Wednesday, February 24, 2010
John “Jack” Babcock — a husband, father, grandfather and great-grandfather — died Thursday, February 18,2010 at his home in Spokane Washington, at the incredible age of 109.
The federal government has plans to “properly and respectfully” mark a milestone in history — the death of Canada’s last veteran of the Great War. Veterans Affairs Minister Jean-Pierre Blackburn said Babcock’s passing marks “the sad turning of a page.”
“More than 650,000 brave Canadians and Newfoundlanders served our country in the First World War,” he said in a statement. “Now that their voices have fallen silent, it becomes our duty more than ever to remember them and honour their great sacrifices and their great achievements. We will never forget them.”
Prime Minister Stephen Harper said that Babcock's death marked the end of an era.
"As a nation, we honour his service and mourn his passing," Harper said in a statement.
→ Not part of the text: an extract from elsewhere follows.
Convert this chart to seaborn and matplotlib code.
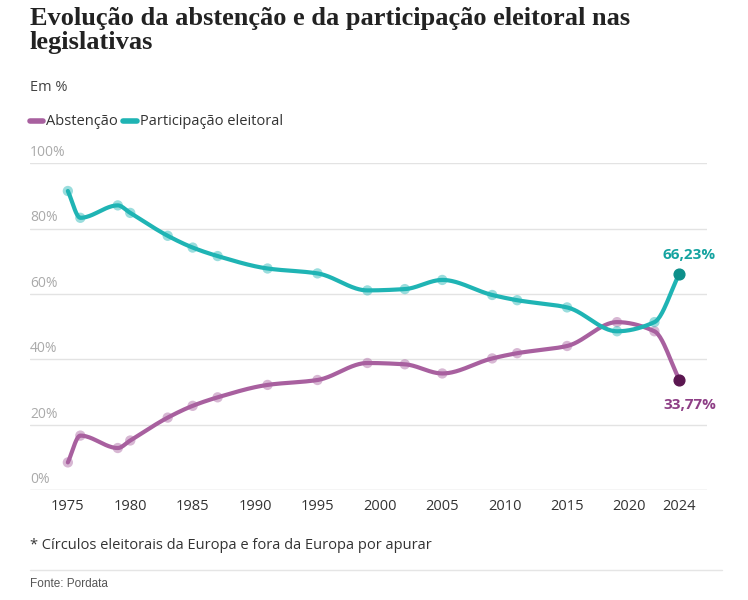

"His family mourns the passing of a great man. Canada mourns the passing of the generation that asserted our independence on the world stage and established our international reputation as an unwavering champion of freedom, democracy, human rights and the rule of law."
The government offered the family a state funeral but they respectfully declined. A memorial service for Canada's last known First World War veteran is planned for next Saturday. Memorial services have been set for 2 p.m. Saturday Feb., 27 at Messiah Lutheran Church, Spokane, according to a notice in the Spokane Spokesman-Review.
Babcock had a thick shock of white hair, a hearty laugh and steady hands well after he lived more than a century. He enjoyed daily outdoor strolls and reciting funny poems to his beloved wife Dorothy (“Dot”).
He received his pilot’s licence at 65, didn’t retire until age 89 and earned his high school diploma through correspondence courses at 95.